P.P.S. Thanks for letting me fly my broken, weirdo flag in front of you all… aka, my “I’m Made out of Human” flag. You’re the greatest.

 

Have you read The Time Traveler’s Wife? If yes, HELP.

Oct 28 2016

I keep waiting to write you until I have time to write something helpful or important or, at the very least, thoughtful, but that’s not happening this week, so I’m going to write to you to be needy. That’s what I seem to have right now. They always say, “Write what you know.” Well, being needy, friends; that’s what I know, so here we go.

I’m having a minor crisis at the moment, and it’s your fault.

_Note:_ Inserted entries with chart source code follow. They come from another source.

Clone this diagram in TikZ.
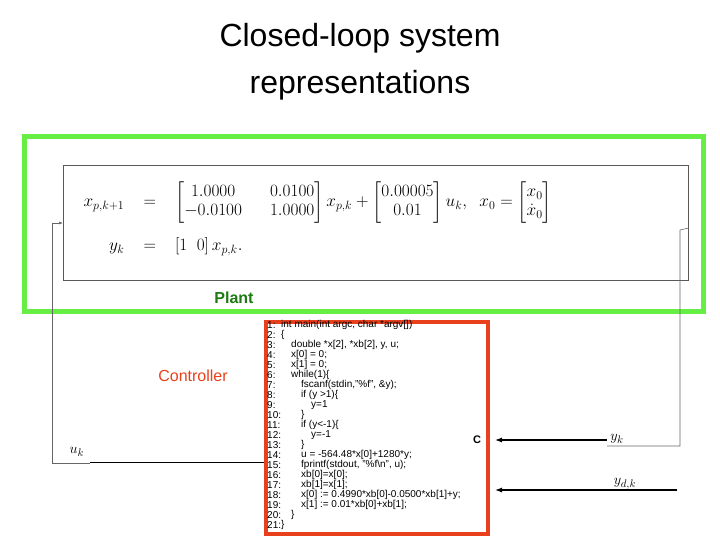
\documentclass[tikz,border=0pt]{standalone}
\usepackage{amsmath}
\usepackage{fontspec}
\setmainfont{Liberation Sans}
\usetikzlibrary{arrows.meta}
\definecolor{lime}{HTML}{66EE44}
\definecolor{redc}{HTML}{E8401C}
\definecolor{plantg}{HTML}{1E7A12}
\begin{document}
\begin{tikzpicture}[x=1pt,y=-1pt,
  thin line/.style={draw=gray!80!black,line width=0.6pt},
  arr/.style={-{Latex[length=7pt,width=5pt]},line width=1.1pt},
  codeline/.style={anchor=west,inner sep=0pt,font=\fontsize{10}{10}\selectfont}]
\useasboundingbox (0,0) rectangle (720,540);
\node (t1) at (360,38) {\fontsize{32}{36}\selectfont Closed-loop system};
\node (t2) at (360,85) {\fontsize{32}{36}\selectfont representations};
% plant box
\node[draw=gray!70!black,line width=0.6pt,minimum width=625pt,minimum height=115pt,anchor=north west,inner sep=0pt] (plant) at (63,165) {};
\node[anchor=west] (eq) at (80,219) {\fontsize{17}{19}\selectfont$\setlength\arraycolsep{14pt}\begin{aligned}
x_{p,k+1} &\;\;\;=\;\;\; \begin{bmatrix}1.0000 & 0.0100\\ -0.0100 & 1.0000\end{bmatrix} x_{p,k} + \begin{bmatrix}0.00005\\ 0.01\end{bmatrix} u_k,\;\; x_0=\begin{bmatrix} x_0\\ \dot x_0\end{bmatrix}\\[10pt]
y_k &\;\;\;=\;\;\; [1\ \ 0]\, x_{p,k}.
\end{aligned}$};
\draw[lime,line width=5pt] (24,137) rectangle (703,311);
\node[font=\bfseries\fontsize{16}{18}\selectfont,text=plantg] (pl) at (234,298) {Plant};
\node[font=\fontsize{16}{18}\selectfont,text=redc] (ct) at (193,376) {Controller};
% controller box
\node[draw=redc,line width=4pt,minimum width=222pt,minimum height=212pt,anchor=north west,inner sep=0pt] (ctrl) at (264,320) {};
\foreach \n/\c [count=\i] in {
 1:/{int main(int argc, char *argv[])},
 2:/{\{},
 3:/{\quad double *x[2], *xb[2], y, u;},
 4:/{\quad x[0] = 0;},
 5:/{\quad x[1] = 0;},
 6:/{\quad while(1)\{},
 7:/{\qquad fscanf(stdin,"\%f", \&y);},
 8:/{\qquad if (y >1)\{},
 9:/{\qquad\quad y=1},
 10:/{\qquad \}},
 11:/{\qquad if (y<-1)\{},
 12:/{\qquad\quad y=-1},
 13:/{\qquad \}},
 14:/{\qquad u = -564.48*x[0]+1280*y;},
 15:/{\qquad fprintf(stdout, "\%f\textbackslash n", u);},
 16:/{\qquad xb[0]=x[0];},
 17:/{\qquad xb[1]=x[1];},
 18:/{\qquad x[0] := 0.4990*xb[0]-0.0500*xb[1]+y;},
 19:/{\qquad x[1] := 0.01*xb[0]+xb[1];},
 20:/{\quad\}},
 21:/{\}}}{
  \node[codeline] (n\i) at (267,{315+\i*10}) {\n};
  \node[codeline] (c\i) at (281,{315+\i*10}) {\c};
}
\node[font=\bfseries\fontsize{11}{12}\selectfont] (C) at (477,440) {C};
% labels
\node (uk) at (77,452) {\fontsize{15}{17}\selectfont$u_k$};
\node (yk) at (617,439) {\fontsize{15}{17}\selectfont$y_k$};
\node (ydk) at (625,484) {\fontsize{15}{17}\selectfont$y_{d,k}$};
% connectors
\coordinate (lb) at (52,463);
\coordinate (ro) at (680,230);
\coordinate (rb) at (680,446);
\coordinate (yin) at (607,440);
\coordinate (ydin) at (677,490);
\draw[thin line,-{Latex[length=4pt,width=3pt]}] (lb) |- (plant.west |- 0,223);
\draw[thin line] (lb) -- (90,463);
\draw[line width=0.8pt] (90,462) -- (ctrl.west |- 0,462);
\draw[thin line] (plant.east |- 0,228) -- (ro) -- (rb) -- (607,446);
\draw[arr] (yin) -- (495,440);
\draw[arr] (ydin) -- (495,490);
\end{tikzpicture}
\end{document}
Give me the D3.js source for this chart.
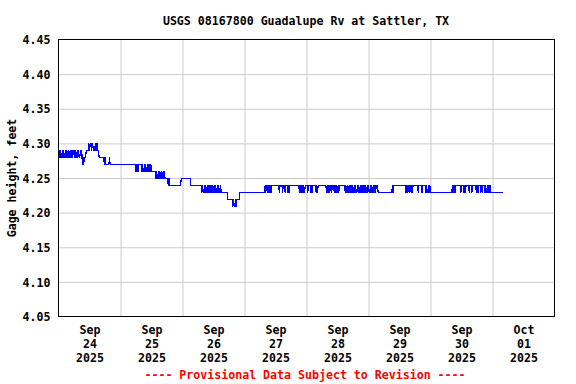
<!DOCTYPE html>
<html><head><meta charset="utf-8">
<script src="https://cdn.jsdelivr.net/npm/d3@7"></script>
<style>
body{margin:0;background:#fff}
svg{display:block}
text{font-family:"DejaVu Sans Mono","Liberation Mono",monospace;font-weight:bold;font-size:11.6px;fill:#000}
</style>
</head><body>
<svg id="chart" width="576" height="384"></svg>
<script>
// ---- text ----
const chartTitle = "USGS 08167800 Guadalupe Rv at Sattler, TX";
const yAxisTitle = "Gage height, feet";
const footerNote = "---- Provisional Data Subject to Revision ----";

// ---- axes ----
const yTickValues = [4.05, 4.10, 4.15, 4.20, 4.25, 4.30, 4.35, 4.40, 4.45];
const yDomain = [4.05, 4.45];
const dayMonths = ["Sep", "Sep", "Sep", "Sep", "Sep", "Sep", "Sep", "Oct"];
const dayNumbers = ["24", "25", "26", "27", "28", "29", "30", "01"];
const dayYears = ["2025", "2025", "2025", "2025", "2025", "2025", "2025", "2025"];
const dayStartsUTC = [[2025,8,24],[2025,8,25],[2025,8,26],[2025,8,27],[2025,8,28],[2025,8,29],[2025,8,30],[2025,9,1],[2025,9,2]];

// ---- series: 15-minute gage readings, run-length [level (ft), number of readings] ----
const readingStart = [2025, 8, 24, 0, 0];
const readingMinutes = 15;
const gageRuns = [
  [4.29,2],
  [4.28,1],[4.29,1],[4.28,2],[4.29,1],[4.28,1],[4.29,1],[4.28,2],[4.29,1],[4.28,1],[4.29,1],[4.28,2],[4.29,1],[4.28,1],[4.29,1],[4.28,2],[4.29,1],[4.28,1],
  [4.29,2],
  [4.28,1],[4.29,1],[4.28,2],[4.29,1],[4.28,1],[4.29,1],[4.28,2],[4.29,1],
  [4.29,2],
  [4.27,1],[4.28,1],[4.27,1],[4.28,3],[4.29,4],
  [4.30,1],[4.29,1],[4.30,2],[4.29,1],[4.30,2],[4.29,1],
  [4.29,2],
  [4.30,1],[4.29,1],[4.30,2],
  [4.29,2],[4.28,8],[4.27,1],[4.28,1],[4.27,6],[4.28,1],[4.27,40],
  [4.26,1],[4.27,2],[4.26,1],[4.27,5],
  [4.26,1],[4.27,1],[4.26,2],[4.27,1],[4.26,1],[4.27,1],[4.26,2],[4.27,1],[4.26,1],[4.27,1],[4.26,2],[4.27,1],[4.26,1],
  [4.26,6],
  [4.25,1],[4.26,1],[4.25,2],[4.26,1],[4.25,1],[4.26,1],[4.25,2],[4.26,1],[4.25,2],[4.26,1],
  [4.26,1],[4.25,5],[4.24,1],[4.25,1],[4.24,18],[4.25,15],[4.24,17],
  [4.23,1],[4.24,1],[4.23,2],[4.24,1],[4.23,1],[4.24,1],[4.23,2],[4.24,1],[4.23,1],[4.24,1],[4.23,2],[4.24,1],
  [4.23,1],[4.24,1],[4.23,2],[4.24,1],[4.23,1],[4.24,1],[4.23,2],[4.24,1],[4.23,1],[4.24,1],[4.23,2],[4.24,1],[4.23,1],
  [4.23,9],[4.22,8],
  [4.21,1],[4.22,1],[4.21,2],[4.22,1],[4.21,1],
  [4.22,5],[4.23,39],
  [4.24,1],[4.23,1],[4.24,2],[4.23,1],[4.24,1],[4.23,1],[4.24,2],[4.23,1],[4.24,1],
  [4.24,11],[4.23,1],[4.24,4],[4.23,1],[4.24,3],[4.23,1],[4.24,3],[4.23,1],[4.24,1],[4.23,1],[4.24,15],
  [4.23,1],[4.24,1],[4.23,2],[4.24,1],[4.23,1],[4.24,1],[4.23,2],[4.24,1],
  [4.24,3],[4.23,1],[4.24,4],[4.23,1],[4.24,1],[4.23,1],[4.24,5],[4.23,1],[4.24,1],[4.23,1],[4.24,13],
  [4.23,1],[4.24,1],[4.23,2],[4.24,1],[4.23,1],
  [4.24,2],[4.23,1],[4.24,3],
  [4.23,1],[4.24,1],[4.23,2],[4.24,1],[4.23,1],[4.24,1],[4.23,1],[4.24,1],
  [4.24,8],
  [4.23,1],[4.24,1],[4.23,2],[4.24,1],[4.23,1],[4.24,1],[4.23,2],[4.24,1],[4.23,1],[4.24,1],[4.23,2],[4.24,1],
  [4.23,1],[4.24,1],[4.23,2],[4.24,1],[4.23,1],[4.24,1],[4.23,2],[4.24,1],[4.23,1],[4.24,1],[4.23,2],[4.24,1],
  [4.23,1],[4.24,1],[4.23,2],[4.24,1],[4.23,1],[4.24,1],[4.23,2],[4.24,1],[4.23,1],[4.24,1],[4.23,2],[4.24,1],
  [4.23,1],[4.24,1],[4.23,1],
  [4.24,3],[4.23,22],
  [4.24,1],[4.23,1],[4.24,2],
  [4.24,17],[4.23,1],[4.24,2],[4.23,1],[4.24,1],[4.23,1],[4.24,2],[4.23,1],[4.24,1],[4.23,1],[4.24,8],[4.23,1],[4.24,5],[4.23,1],[4.24,5],
  [4.23,1],[4.24,1],[4.23,2],[4.24,1],[4.23,1],
  [4.24,1],[4.23,34],
  [4.24,1],[4.23,1],[4.24,2],[4.23,1],[4.24,1],
  [4.24,7],[4.23,1],[4.24,4],[4.23,1],[4.24,1],[4.23,1],[4.24,5],[4.23,1],[4.24,3],[4.23,1],[4.24,6],
  [4.23,1],[4.24,1],[4.23,2],[4.24,1],
  [4.24,2],[4.23,1],[4.24,1],[4.23,1],[4.24,3],
  [4.23,1],[4.24,1],[4.23,2],[4.24,1],[4.23,1],[4.24,1],[4.23,1],
  [4.24,1],[4.23,21]
];

// ---- build readings ----
const t0 = Date.UTC(...readingStart);
const readings = [];
let k = 0;
gageRuns.forEach(([lvl, n]) => {
  for (let i = 0; i < n; i++) {
    readings.push({t: new Date(t0 + k * readingMinutes * 60000), v: lvl});
    k++;
  }
});

// ---- layout ----
const plot = {left: 58.5, right: 554.5, top: 39.5, bottom: 316.5};
const svg = d3.select("#chart");
svg.append("rect").attr("width", 576).attr("height", 384).attr("fill", "#fff");

const dayStarts = dayStartsUTC.map(d => new Date(Date.UTC(...d)));
const x = d3.scaleUtc().domain([dayStarts[0], dayStarts[dayStarts.length - 1]]).range([plot.left, plot.right]);
const y = d3.scaleLinear().domain(yDomain).range([plot.bottom, plot.top]);

// grid
const g = svg.append("g");
g.append("g").attr("transform", `translate(0,${plot.bottom})`)
  .call(d3.axisBottom(x).tickValues(dayStarts.slice(1, -1)).tickSize(-(plot.bottom - plot.top)).tickFormat(""))
  .call(s => s.select(".domain").remove())
  .call(s => s.selectAll("line").attr("stroke", "#cccccc").attr("stroke-width", 1)
    .attr("transform", function(){ return null; }));
g.append("g").attr("transform", `translate(${plot.left},0)`)
  .call(d3.axisLeft(y).tickValues(yTickValues.slice(1, -1)).tickSize(-(plot.right - plot.left)).tickFormat(""))
  .call(s => s.select(".domain").remove())
  .call(s => s.selectAll("line").attr("stroke", "#cccccc").attr("stroke-width", 1));

// data line
const line = d3.line().x(d => x(d.t)).y(d => Math.round(y(d.v)) + 0.5);
svg.append("path").datum(readings)
  .attr("d", line).attr("fill", "none").attr("stroke", "#0000ff").attr("stroke-width", 1.2)
  .attr("shape-rendering", "crispEdges");

// frame
svg.append("rect").attr("x", plot.left).attr("y", plot.top)
  .attr("width", plot.right - plot.left).attr("height", plot.bottom - plot.top)
  .attr("fill", "none").attr("stroke", "#000").attr("stroke-width", 1);

// y tick labels
const yAx = svg.append("g").attr("transform", `translate(${plot.left},0)`)
  .call(d3.axisLeft(y).tickValues(yTickValues).tickSize(0).tickPadding(8).tickFormat(d3.format(".2f")));
yAx.select(".domain").remove();
yAx.selectAll("text").attr("font-family", null).attr("font-size", null).attr("fill", "#000").attr("dy", "0.36em");

// x tick labels (noon of each day)
const noons = dayStarts.slice(0, -1).map(d => new Date(d.getTime() + 12 * 3600000));
const xAx = svg.append("g").attr("transform", `translate(0,${plot.bottom})`)
  .call(d3.axisBottom(x).tickValues(noons).tickSize(0).tickFormat(""));
xAx.select(".domain").remove();
xAx.selectAll(".tick text").each(function(d, i) {
  const t = d3.select(this).attr("font-family", null).attr("font-size", null).attr("fill", "#000").attr("y", 0).attr("dy", null);
  t.append("tspan").attr("x", 0).attr("y", 17).text(dayMonths[i]);
  t.append("tspan").attr("x", 0).attr("y", 31).text(dayNumbers[i]);
  t.append("tspan").attr("x", 0).attr("y", 45).text(dayYears[i]);
});

// title
svg.append("text").attr("x", 306).attr("y", 25).attr("text-anchor", "middle").text(chartTitle);
// y title
svg.append("text").attr("transform", `translate(16,${(plot.top + plot.bottom) / 2}) rotate(-90)`)
  .attr("text-anchor", "middle").text(yAxisTitle);
// footer
svg.append("text").attr("x", 305).attr("y", 379).attr("text-anchor", "middle").attr("fill", "#ff0000")
  .style("fill", "#ff0000").text(footerNote);
</script>
</body></html>
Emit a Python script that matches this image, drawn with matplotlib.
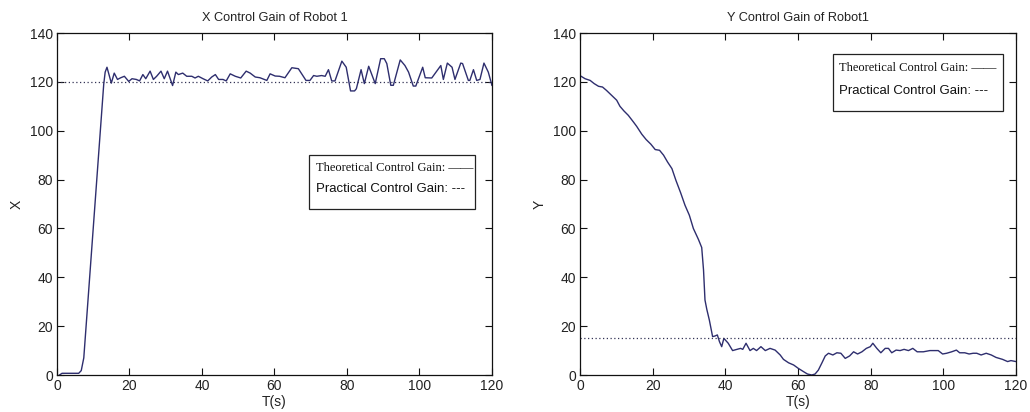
import matplotlib
matplotlib.use("Agg")
import matplotlib.pyplot as plt
from matplotlib.patches import Rectangle

# ---- data ----
x_time = [0.7, 1.4, 6.0, 6.7, 7.4, 12.9, 13.3, 13.8, 15.0, 15.8, 16.7, 17.6, 18.6, 19.8, 20.7, 21.9,
          22.8, 23.7, 24.5, 25.7, 26.6, 27.5, 28.7, 29.6, 30.5, 31.9, 32.8, 33.5, 34.7, 35.8, 37.2,
          38.1, 39.0, 40.3, 41.6, 42.7, 43.7, 44.6, 45.8, 46.7, 47.8, 49.2, 50.7, 52.2, 53.3, 54.7,
          56.0, 57.9, 58.8, 60.2, 61.4, 62.9, 64.8, 66.6, 68.7, 69.8, 70.8, 71.7, 73.0, 74.0, 74.9,
          75.8, 76.7, 78.6, 79.8, 81.0, 82.1, 82.6, 83.9, 84.8, 86.0, 87.8, 89.3, 90.3, 91.0, 92.1,
          92.8, 94.7, 96.0, 97.0, 98.3, 99.0, 100.9, 101.6, 103.4, 105.9, 106.6, 107.7, 109.0, 109.8,
          111.4, 111.9, 113.5, 113.9, 114.9, 115.8, 116.7, 117.8, 119.0, 120.0]
x_gain = [0.0, 0.7, 0.7, 1.8, 7.0, 119.0, 124.0, 126.0, 119.5, 123.6, 121.0, 121.7, 122.3, 120.2, 121.3,
          121.0, 120.4, 123.0, 121.3, 124.4, 121.0, 122.3, 124.4, 121.3, 124.4, 118.5, 124.0, 123.0,
          123.6, 122.3, 122.3, 121.6, 122.3, 121.3, 120.4, 122.0, 123.0, 121.0, 121.0, 120.4, 123.3,
          122.3, 121.6, 124.4, 123.6, 122.0, 121.7, 120.6, 123.3, 122.4, 122.3, 121.7, 125.8, 125.4,
          120.6, 120.6, 122.6, 122.3, 122.6, 122.3, 125.0, 120.4, 120.4, 128.5, 126.0, 116.3, 116.3,
          117.2, 125.0, 119.3, 126.4, 119.3, 129.5, 129.5, 127.5, 118.6, 118.6, 129.0, 126.7, 124.0,
          118.3, 118.3, 126.0, 121.7, 121.6, 126.7, 121.0, 127.7, 126.0, 121.0, 127.7, 127.5, 120.6,
          120.6, 125.0, 120.6, 121.0, 127.7, 124.0, 118.6]
x_practical = 120

y_time = [0.3, 1.4, 2.8, 3.9, 5.1, 6.2, 7.3, 8.7, 10.1, 11.0, 12.1, 13.3, 14.7, 15.6, 17.0, 18.2, 19.5,
          20.7, 21.9, 23.0, 24.1, 25.3, 26.4, 27.7, 28.9, 30.1, 31.2, 32.6, 33.5, 34.0, 34.4, 34.9,
          35.6, 36.5, 37.2, 37.8, 38.4, 39.0, 39.6, 40.8, 42.0, 43.2, 44.2, 44.8, 45.7, 46.8, 47.7,
          48.6, 49.8, 51.0, 52.3, 53.7, 55.1, 56.0, 57.4, 58.8, 60.1, 61.5, 62.6, 63.8, 64.7, 65.6,
          66.6, 67.5, 68.4, 69.6, 70.7, 71.8, 73.0, 74.2, 75.3, 76.4, 77.6, 78.8, 79.9, 80.6, 81.7,
          82.8, 84.0, 84.9, 85.8, 87.0, 88.1, 89.2, 90.4, 91.6, 92.8, 94.5, 96.3, 98.6, 99.8, 100.9,
          102.3, 103.6, 104.5, 105.9, 107.1, 108.2, 109.2, 110.4, 111.8, 113.2, 114.5, 116.3, 117.7,
          118.6, 120.0]
y_gain = [122.3, 121.3, 120.6, 119.3, 118.2, 117.9, 116.5, 114.5, 112.5, 110.0, 108.1, 106.3, 103.6,
          101.8, 98.6, 96.4, 94.5, 92.3, 92.0, 90.0, 87.2, 84.5, 79.7, 74.6, 69.5, 65.4, 60.0, 55.5,
          52.2, 43.0, 30.7, 26.9, 22.5, 15.7, 16.0, 16.4, 13.6, 11.6, 15.0, 13.0, 10.0, 10.5, 10.9,
          10.5, 13.0, 10.0, 10.9, 10.0, 11.6, 10.0, 10.9, 10.2, 8.2, 6.4, 5.0, 4.1, 2.7, 1.4, 0.4, 0.0,
          0.4, 2.0, 5.0, 7.8, 8.9, 8.2, 9.1, 8.9, 6.8, 7.8, 9.5, 8.6, 9.5, 10.9, 11.6, 13.0, 10.9, 9.1,
          10.9, 10.9, 9.1, 10.2, 10.0, 10.5, 10.0, 10.9, 9.5, 9.5, 10.0, 10.0, 8.6, 8.9, 9.5, 10.2, 9.1,
          9.1, 8.6, 8.9, 8.9, 8.2, 8.9, 8.2, 7.2, 6.4, 5.5, 5.9, 5.5]
y_practical = 15

titles = ["X Control Gain of Robot 1", "Y Control Gain of Robot1"]
ylabels = ["X", "Y"]
xlabel = "T(s)"
xticks = [0, 20, 40, 60, 80, 100, 120]
yticks = [0, 20, 40, 60, 80, 100, 120, 140]
legend_lines = ["Theoretical Control Gain: \u2014\u2014", "Practical Control Gain: ---"]

# ---- styling ----
line_color = "#2e2e6e"
text_color = "#222222"
plt.rcParams['font.family'] = ['Liberation Sans', 'DejaVu Sans']

fig = plt.figure(figsize=(10.3, 4.12), dpi=100)
ax1 = fig.add_axes([0.0553, 0.0898, 0.4223, 0.830])
ax2 = fig.add_axes([0.5631, 0.0898, 0.4233, 0.830])

series = [(ax1, x_time, x_gain, x_practical), (ax2, y_time, y_gain, y_practical)]
legend_pos = [
    # rect (x0, y0, w, h), text x, text y1, text y2
    ((0.579, 0.485, 0.382, 0.158), 0.595, 0.605, 0.545),
    ((0.580, 0.772, 0.390, 0.167), 0.594, 0.898, 0.830),
]

for i, (ax, t, g, p) in enumerate(series):
    ax.plot(t, g, color=line_color, lw=1.0)
    ax.axhline(p, color="#333355", lw=0.9, ls=(0, (1, 2)))
    ax.set_xlim(0, 120)
    ax.set_ylim(0, 140)
    ax.set_xticks(xticks)
    ax.set_yticks(yticks)
    ax.tick_params(direction='in', top=True, right=True, length=5, width=0.8,
                   labelsize=10, colors="#111111", labelcolor=text_color, pad=3)
    for s in ax.spines.values():
        s.set_linewidth(0.9)
        s.set_color("#111111")
    ax.set_title(titles[i], fontsize=9.2, color=text_color, pad=9)
    ax.set_xlabel(xlabel, fontsize=10, color=text_color, labelpad=1)
    ax.set_ylabel(ylabels[i], fontsize=10, color=text_color, labelpad=4)

    (rx, ry, rw, rh), tx, ty1, ty2 = legend_pos[i]
    ax.add_patch(Rectangle((rx, ry), rw, rh, transform=ax.transAxes, fill=True,
                           facecolor="white", edgecolor="#222222", lw=0.9, zorder=5))
    ax.text(tx, ty1, legend_lines[0], transform=ax.transAxes, fontsize=9,
            family=['Liberation Serif', 'DejaVu Serif'], va='center', ha='left',
            color="#111111", zorder=6)
    ax.text(tx, ty2, legend_lines[1], transform=ax.transAxes, fontsize=9.5,
            va='center', ha='left', color="#111111", zorder=6)

fig.savefig("out.png", dpi=100, facecolor="white")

Not that I’m all about placing blame, but, seriously, you’re going to have to take responsibility for this one. ALSO, while my personal crisis may be minor, you’ve created a major crisis for someone else, and I thought you should know. Two someone elses, actually, and since it’s not OK to let major crises fester when you have the power to alleviate the harm you’ve (albeit unintentionally) caused, I say you get right on this situation. STAT.

Yes?

Yes. I’m glad we agree.

Here’s the situation:

You told me to read the Time Traveler’s Wife.

That’s the whole situation.

Let’s recap:

I TOLD you I can’t read things that are dark, tragic, sad, thoughtful or, God forbid, triumphant, and then you told me to read the Time Traveler’s Wife ANYWAY.

Trust us, you said.

You’ll be glad, you said.

I would not say it’s triumphant, Katie said.

You can do it; you are a Brave Girl, said Heidi.

But I am pretty sure I can NOT do it, and I am NOT a Brave Girl.

I’m pretty sure because I’ve sort of tried.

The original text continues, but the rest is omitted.